New International Organization To Bring World Religions Under One Roof

“To achieve world government, it is necessary to remove from the minds of men their individualism, loyalty to family traditions, national patriotism, and religious dogmas.”
– Brock Adams, Director UN Health Organization

See also:

Mikhail Gorbachev: Uprisings Signal an Emerging ‘NEW WORLD ORDER’:

“The entire world situation did not develop properly,” said Gorbachev. “We saw deterioration where there should have been positive movement. My friend the late Pope John Paul II said it best. He said, ‘We need a new world order, one that is more stable, more humane, and more just.’ Others, including myself, have spoken about a new world order, but we are still facing the problem of building such a world order…problems of the environment, of backwardness and poverty, food shortages…all because we do not have a system of global governance.”

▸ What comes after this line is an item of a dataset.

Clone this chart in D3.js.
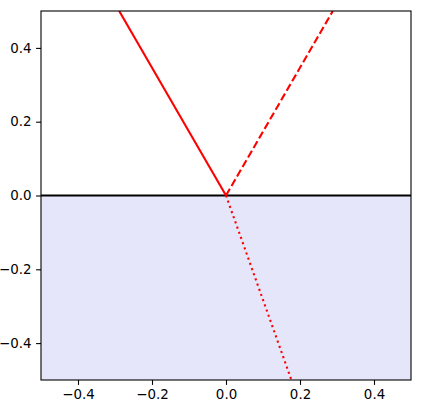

New international organization to bring world religions under one roof (Deutsche Welle, Oct. 14, 2011):

Saudi Arabia has financed the founding of a new international organization in Vienna designed to bring the world’s religions together. The organization hopes to prevent conflict through interfaith dialogue.

The foreign ministers of Austria, Saudi Arabia and Spain signed the founding treaty of a new international organization designed to foster dialogue between the world’s major religions on Thursday.

“The thesis is valid that world peace cannot exist without peace between the world’s major religions,” Saudi Arabian Foreign Minister Prince Saud al-Faisal said during the signing ceremony in Vienna.

The King Abdullah Center for Interreligious and Intercultural Dialogue, initiated and financed largely by Saudi money, is set to have its seat in Vienna. Plans envision an organization with a governing body composed of 12 representatives from the world’s five largest religions.

The governing body is set to be staffed by two Muslims (Sunni and Shiite), three Christians (Catholic, Anglican and Orthodox), a Buddhist, a Hindu and a Jew. The organization will also have a consulting body with 100 representatives from the five world religions plus other faiths as well as academics and members of civil society.

Saudi initiative

Austria’s Foreign Minister Michael Spindelegger said that the organization’s structures are designed to ensure that none of the represented religions dominates the organization. The three founding states are also open to the membership of other countries, according to Spanish Foreign Minister Trinidad Jimenez Garcia-Herrera.

Saudi King Abdullah initiated the idea for the center after visiting Pope Benedict XVI at the Vatican in 2007, the first Saudi monarch to do so. Shortly thereafter, King Abdullah stated that Christians and Muslims should offer a common message of peace to humanity.

Abdullah then initiated an interfaith dialogue in Mecca in 2008 followed by a second meeting in Madrid with Jewish representation. A third meeting took place in Vienna’s Hofburg in 2009, where the concept of the organization was agreed upon.

The Initiative of Liberal Muslims protested Thursday’s signing ceremony in Vienna, saying that the center was an attempt by Saudi Arabia to spread a conservative form of Islam.